1. How can climate justice movements shape and expand constructive narratives and examples of a future post-capitalism to generate broader civil support and institutional pressure?
2. To what extent can legal tools support the illegalization of fossil fuel infrastructure, the absence of climate policies, or luxury production?
3. Why is the left so hesitant to embrace ecosocialism and degrowth? Is it due to a lack of understanding or the legacy of productivism that makes progressive agendas too mild to combat climate change and environmental justice?
4. How can we reclaim working-class organizational power to transition workers in coal, natural gas, fossil fuels, automotive, and fast fashion industries to green jobs?
5. Given the high mobility of capital, would sabotage only make capital and work to be evaded to another location in the absence of international networks?

 

Escaping Capitalism: Squatting

The illegal reappropriation of private spaces is a strategy to escape capitalist scarcity and advocate for better social uses. Squatting can reclaim the commons, reduce reliance on international finance, and make better use of existing spaces, while considering society's diverse values and ways of living. The debate on the state’s role and citizens' obligations is complex and the interactions between different positions should acknowledge that and avoid populisms.

Key questions include:

  • Is the standardization of housing as a right a violation of certain groups' autonomy?
  • What are community autonomy limits if some members avoid or barely contribute to the commons?
  • How can we maintain diversity while fostering shared responsibility, especially in housing and space management?

Squatting garners moral support by addressing the deprivation of basic rights and the misuse of private properties (land, houses, offices...). It can be a necessity or a political statement, also in the global North, this is evidenced by nearly 100,000 annual evictions in Spain that illustrate the borderless impacts of capitalism.

Further inquiries:

  • How does squatting reconcile local community moral conflicts?
  • How can we prevent the exploitation of squatting for profit, such as key trafficking in Barcelona?
  • Is squatting justifiable in an ecosocialist system, if so, under which premises?
  • What are legal alternatives for those fearing repression after exhausting all options for a fair access to housing or land?
  • Why aren't evicted families protected as other violence victims are?
  • Can core degrowth policies like work time reduction be feasible with the an increasingly expensive, scarce and precarious housing?
  • What additional data, beyond the existing 4 million empty houses in Spain with increasing prices, could challenge the capitalist mantra that the solution to the chronic crisis is more supply?

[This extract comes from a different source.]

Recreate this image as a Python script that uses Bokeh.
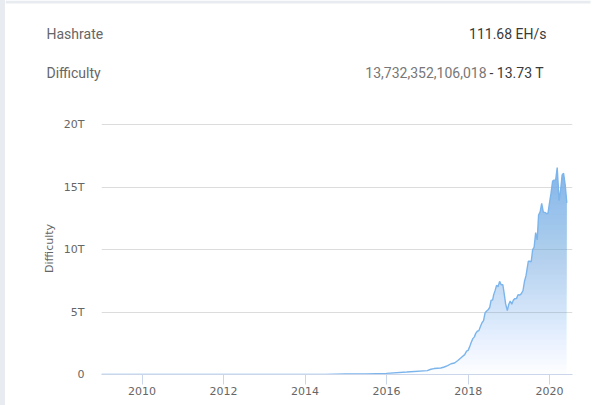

Resisting Capitalism: Coomunication

While attending Manuel's class, I find myself with mixed feelings. On one hand, I am inspired by his efforts and those of others who have achieved some victories in the fight against capitalism and its byproducts like colonialism, extractivism, and racism. However, these brave acts seem like mere drops in an ocean of crises, with species after species and community after community facing relentless threats. More significantly, these strategies do not appear to be steering us in the right direction overall. We witness televised genocide and persecution of those who denounce the obvious—we are already past 1.5 degrees, yet the acceleration of emissions and planetary pressures continues. Change is possible, but the level of struggle required for all life on this planet to have the right to life is unprecedented, especially in the global north.

  • Could the strategies discussed in the class truly achieve the systemic change needed to reverse the social and environmental crises
  • If so, why haven't they succeeded yet, despite decades of anti-colonial and environmental activism? 
  • Why do demands for environmental or human rights protection seldom align with a clear anti-capitalist and pro-ecosocialist agenda beyond resistance? 
  • Why is it so challenging for climate movements outside of degrowth in the GN to center their focus on degrowth,ecosocialism or other futures that balance human and planetary autonomy? 
  • Moreover, why is economic communication by activists, which could delegitimize capitalism and propose constructive alternatives, so rare?